In a letter to Holness and Golding dated December 2, Patterson said it would be repulsive to contemplate the 60th anniversary of Independence where Jamaica’s Constitution rests on an Order in Council dating back to July 23, 1962.
He also bemoaned still having a head of state “who does not reflect our own image and enables every Jamaican to aspire in reaching the highest position within our native land”.
On Tuesday, Barbados ditched the final vestige of colonialism by becoming a republic and swore in its first president, the 72-year-old veteran jurist, Dame Sandra Mason.
Patterson asserted that the Jamaican Constitution, which stipulates that “the Executive Authority of Jamaica is vested in Her Majesty”, was the first to be crafted when the ill-fated Federation of the West Indies collapsed in 1961.
“We cannot allow ourselves to be the last to sever our colonial vestiges.

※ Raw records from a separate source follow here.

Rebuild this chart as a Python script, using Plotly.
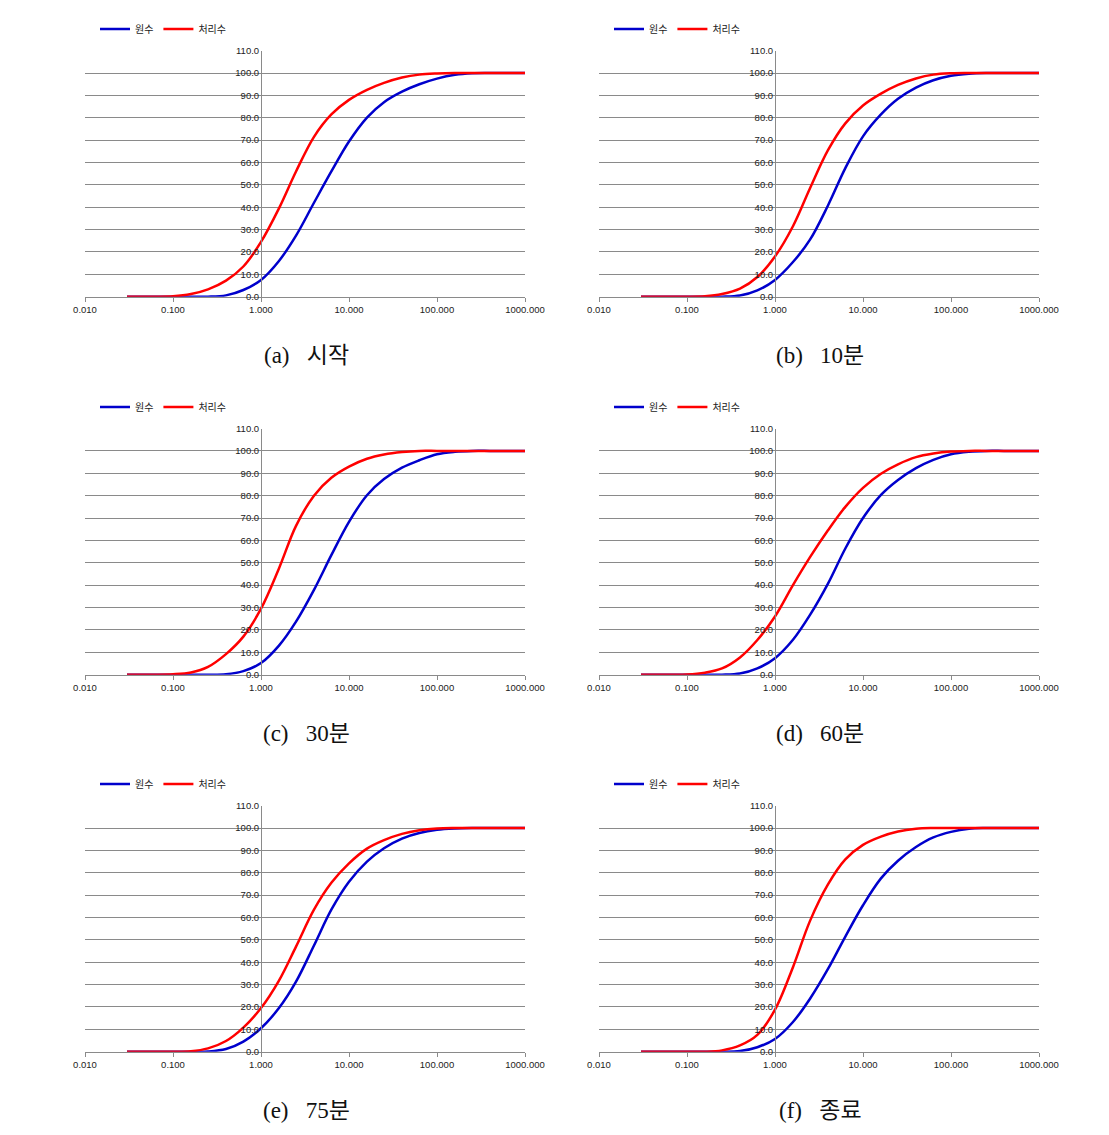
import plotly.graph_objects as go

# particle size (log axis) sample points
XS = [0.03, 0.04, 0.063, 0.1, 0.16, 0.25, 0.4, 0.63, 1, 1.6, 2.5, 4, 6.3, 10, 16, 25, 40, 63, 100, 160, 250, 400, 630, 1000]

# 원수 (raw water) cumulative %
raw_a = [0, 0, 0, 0, 0, 0, 0.6, 3, 7.5, 16, 27.3, 42, 56, 69.4, 80.1, 87, 91.7, 95, 97.5, 99.2, 99.9, 100, 100, 100]
raw_b = [0, 0, 0, 0, 0, 0, 0.5, 2.8, 7.5, 15.5, 25.5, 40.8, 57.5, 71.7, 81.5, 88.5, 93.5, 96.8, 98.8, 99.7, 100, 100, 100, 100]
raw_c = [0, 0, 0, 0, 0, 0, 0.2, 1.6, 5.2, 13, 23.7, 37.9, 53.4, 68.3, 80.2, 87.4, 92.5, 95.8, 98.5, 99.6, 100, 100, 100, 100]
raw_d = [0, 0, 0, 0, 0, 0, 0.5, 2.8, 7.4, 15.6, 26.7, 40.7, 56.4, 70, 80.3, 87, 92.3, 96, 98.5, 99.6, 100, 100, 100, 100]
raw_e = [0, 0, 0, 0, 0, 0.1, 1.2, 4.5, 10.5, 19.5, 31.3, 47.5, 63.5, 76, 85, 91, 95.3, 97.8, 99.2, 99.8, 100, 100, 100, 100]
raw_f = [0, 0, 0, 0, 0, 0, 0.3, 2, 5.7, 13.3, 23.7, 37, 51.5, 65.5, 77.5, 85.4, 91.5, 95.8, 98.3, 99.7, 100, 100, 100, 100]

# 처리수 (treated water) cumulative %
trt_a = [0, 0, 0, 0.2, 1.2, 3.3, 7.2, 13.5, 24.5, 39.5, 56, 71.5, 81.5, 88, 92.5, 95.6, 98, 99.3, 99.8, 100, 100, 100, 100, 100]
trt_b = [0, 0, 0, 0, 0.2, 1.2, 3.6, 8.8, 18, 31.5, 48.5, 65.5, 77.5, 85.5, 90.8, 94.7, 97.6, 99.3, 99.9, 100, 100, 100, 100, 100]
trt_c = [0, 0, 0, 0.2, 1.0, 3.5, 9.2, 17, 29.5, 47.5, 66.5, 80, 88, 93, 96.5, 98.4, 99.5, 100, 100, 100, 100, 100, 100, 100]
trt_d = [0, 0, 0, 0.1, 0.9, 2.8, 7.7, 15.5, 26, 40, 52.5, 64.5, 75, 83.5, 89.8, 94, 97.2, 98.8, 99.7, 100, 100, 100, 100, 100]
trt_e = [0, 0, 0, 0, 0.2, 1.5, 4.8, 10.8, 19.5, 31.8, 47, 63.5, 75.5, 84.2, 90.8, 94.6, 97.4, 99, 99.8, 100, 100, 100, 100, 100]
trt_f = [0, 0, 0, 0, 0, 0.6, 2.8, 7.5, 18.8, 37.8, 58.5, 74.8, 86, 92.5, 96.2, 98.5, 99.7, 100, 100, 100, 100, 100, 100, 100]

RAW = [raw_a, raw_b, raw_c, raw_d, raw_e, raw_f]
TRT = [trt_a, trt_b, trt_c, trt_d, trt_e, trt_f]
CAPTIONS = ["(a)   시작", "(b)   10분", "(c)   30분", "(d)   60분", "(e)   75분", "(f)   종료"]
SERIES = ["원수", "처리수"]
X_TICKVALS = [0.01, 0.1, 1, 10, 100, 1000]
X_TICKTEXT = ["0.010", "0.100", "1.000", "10.000", "100.000", "1000.000"]
Y_TICKVALS = list(range(0, 111, 10))

# page is rendered with an 8px body margin; work in page pixels and shift
OFF = 8
W, H = 1109 - OFF, 1135 - OFF
COL_X = [(85, 525), (599, 1039)]
ROW_Y = [(50.7, 296.7), (428.5, 674.7), (805.7, 1051.7)]
LEGEND_Y = [29, 407, 784]
CAPTION_Y = [355, 733, 1110]
CAPTION_X = [306, 820]


def fx(p):
    return (p - OFF) / W


def fy(p):
    return 1 - (p - OFF) / H


BLUE = "#0000CC"
RED = "#FF0000"
GRID = "#8a8a8a"
TICKFONT = dict(family="Liberation Sans, Arial, sans-serif", size=9.5, color="#222222")

fig = go.Figure()
layout = dict(
    width=W, height=H,
    margin=dict(l=0, r=0, t=0, b=0, autoexpand=False),
    paper_bgcolor="white", plot_bgcolor="white",
    showlegend=True,
)
annotations = []

for i in range(6):
    r, c = divmod(i, 2)
    x0, x1 = COL_X[c]
    ytop, ybot = ROW_Y[r]
    dom_x = [fx(x0), fx(x1)]
    dom_y = [fy(ybot), fy(ytop)]
    sfx = "" if i == 0 else str(i + 1)
    leg = "legend" + sfx
    xa = "x" + sfx
    ya = "y" + sfx

    for name, ys, col in [(SERIES[0], RAW[i], BLUE), (SERIES[1], TRT[i], RED)]:
        fig.add_trace(go.Scatter(
            x=XS, y=ys, name=name, mode="lines",
            line=dict(color=col, width=2.5, shape="spline", smoothing=1),
            xaxis=xa, yaxis=ya, legend=leg, hoverinfo="skip",
        ))

    layout["xaxis" + sfx] = dict(
        type="log", range=[-2, 3], domain=dom_x, anchor=ya, automargin=False,
        showgrid=False, zeroline=False,
        showline=True, linecolor=GRID, linewidth=1,
        ticks="outside", ticklen=4, tickcolor=GRID,
        tickvals=X_TICKVALS, ticktext=X_TICKTEXT, tickfont=TICKFONT,
    )
    layout["yaxis" + sfx] = dict(
        range=[0, 110], domain=dom_y, anchor="free", automargin=False,
        position=fx(x0 + 0.4 * (x1 - x0)),
        showgrid=True, gridcolor=GRID, gridwidth=1, zeroline=False,
        showline=True, linecolor=GRID, linewidth=1,
        ticks="", tickvals=Y_TICKVALS, tickformat=".1f", tickfont=TICKFONT,
    )
    layout[leg] = dict(
        orientation="h", x=fx(x0 + 10), xanchor="left",
        y=fy(LEGEND_Y[r]), yanchor="middle",
        font=dict(family="Noto Sans CJK KR, sans-serif", size=10, color="#222222"),
        bgcolor="rgba(0,0,0,0)", itemwidth=30, tracegroupgap=0,
    )
    annotations.append(dict(
        text=CAPTIONS[i], xref="paper", yref="paper",
        x=fx(CAPTION_X[c]), y=fy(CAPTION_Y[r]),
        xanchor="center", yanchor="middle", showarrow=False,
        font=dict(family="Liberation Serif, Noto Sans CJK KR, serif", size=23, color="#111111"),
    ))

layout["annotations"] = annotations
fig.update_layout(**layout)
fig.write_html("out.html")
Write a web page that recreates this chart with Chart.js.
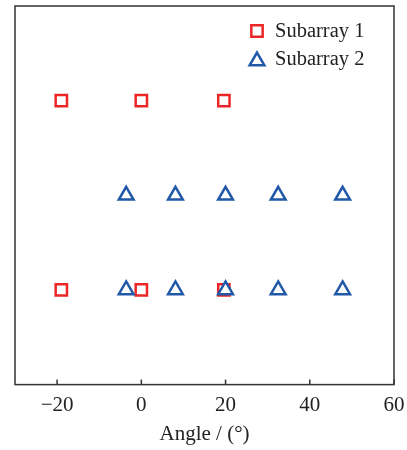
<!DOCTYPE html>
<html>
<head>
<meta charset="utf-8">
<script src="https://cdn.jsdelivr.net/npm/chart.js@4"></script>
<style>
  html, body { margin: 0; padding: 0; background: #fff; }
</style>
</head>
<body>
<canvas id="angleChart" width="407" height="450"></canvas>
<script>
const sub1Angles = [-19, 0, 19.6, -19, 0, 19.6];
const sub1Rows = [3, 3, 3, 1, 1, 1];
const sub2Angles = [-3.6, 8.1, 20, 32.5, 47.8, -3.6, 8.1, 20, 32.5, 47.8];
const sub2Rows = [2, 2, 2, 2, 2, 1, 1, 1, 1, 1];
const xTicks = [-20, 0, 20, 40, 60];
const seriesNames = ['Subarray 1', 'Subarray 2'];

const red = 'rgb(236, 38, 38)';
const blue = 'rgb(33, 88, 168)';
const fontFamily = '"Liberation Serif", "Times New Roman", serif';

function toPoints(xs, ys) {
    return xs.map((x, i) => ({ x: x, y: ys[i] }));
}

// frame, inward ticks and legend inside the plot box
const framePlugin = {
    id: 'frame',
    afterDraw(chart) {
        const ctx = chart.ctx;
        const area = chart.chartArea;
        const xScale = chart.scales.x;
        ctx.save();
        ctx.strokeStyle = '#333';
        ctx.lineWidth = 1.5;
        ctx.strokeRect(area.left, area.top, area.right - area.left, area.bottom - area.top);
        xTicks.forEach(t => {
            const px = xScale.getPixelForValue(t);
            ctx.beginPath();
            ctx.moveTo(px, area.bottom);
            ctx.lineTo(px, area.bottom - 5);
            ctx.stroke();
        });

        // legend
        ctx.font = '20.5px ' + fontFamily;
        ctx.textBaseline = 'middle';
        ctx.textAlign = 'left';
        const rows = [31, 59];
        chart.data.datasets.forEach((ds, i) => {
            const cx = 257, cy = rows[i];
            ctx.lineWidth = 2.5;
            ctx.strokeStyle = ds.borderColor;
            ctx.fillStyle = '#fff';
            Chart.helpers.drawPoint(ctx, {
                pointStyle: ds.pointStyle,
                radius: ds.pointRadius,
                borderWidth: 2.5,
                rotation: 0
            }, cx, cy + (ds.pointStyle === 'triangle' ? 2 : 0));
            ctx.fillStyle = '#222';
            ctx.fillText(ds.label, 275, cy + 1);
        });
        ctx.restore();
    }
};

new Chart(document.getElementById('angleChart'), {
    type: 'scatter',
    data: {
        datasets: [{
            label: seriesNames[0],
            data: toPoints(sub1Angles, sub1Rows),
            pointStyle: 'rect',
            pointRadius: 8,
            pointBorderWidth: 2.5,
            borderColor: red,
            backgroundColor: '#fff',
            order: 1
        },
        {
            label: seriesNames[1],
            data: toPoints(sub2Angles, sub2Rows),
            pointStyle: 'triangle',
            pointRadius: 8.5,
            pointBorderWidth: 2.5,
            borderColor: blue,
            backgroundColor: '#fff',
            order: 0
        }]
    },
    options: {
        responsive: false,
        animation: false,
        layout: {
            autoPadding: false,
            padding: { left: 15, right: 13, top: 6, bottom: 3 }
        },
        plugins: {
            legend: { display: false },
            tooltip: { enabled: false }
        },
        scales: {
            x: {
                type: 'linear',
                min: -30,
                max: 60,
                afterBuildTicks: (scale) => {
                    scale.ticks = xTicks.map(v => ({ value: v }));
                },
                afterFit: (scale) => {
                    scale.paddingLeft = 0;
                    scale.paddingRight = 0;
                },
                grid: { display: false, drawTicks: false },
                border: { display: false },
                ticks: {
                    padding: 8,
                    color: '#222',
                    maxRotation: 0,
                    font: { family: fontFamily, size: 21 },
                    callback: (v) => String(v).replace('-', '\u2212')
                },
                title: {
                    display: true,
                    text: 'Angle / (°)',
                    color: '#222',
                    padding: { top: -4, bottom: 0 },
                    font: { family: fontFamily, size: 21 }
                }
            },
            y: {
                display: false,
                min: 0,
                max: 4
            }
        }
    },
    plugins: [framePlugin]
});
</script>
</body>
</html>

The time is long due to seek yonder horizon during the year of our Diamond Jubilee.
“This plea is submitted for your gracious consideration to reflect our oneness and ignite hope for this and succeeding generations,” said Patterson, who holds the record in Jamaica for serving three terms as prime minister.
He reminded both men that before Jamaica entered its 40th year of Independence, the country had been actively engaged in extensive consultations on moving towards a republican system.
Patterson observed that both the Jamaica Labour Party and the People’s National Party have repeatedly accepted the institution of an indigenous president as head of state, a position reflected in the election manifestos of both political parties since 2002.
Further, he said that successive prime ministers have reiterated that firm intention at their inaugural installations and reaffirmed their policy positions in numerous Throne speeches from the dawn of the millennium.
Based on the work and reports of previous commissions and parliamentary committees, the single outstanding issue is whether the new president should be chosen by a two-thirds membership of both Houses sitting separately or jointly.
“One early Vale Royal meeting between you both could easily settle that,” said Patterson.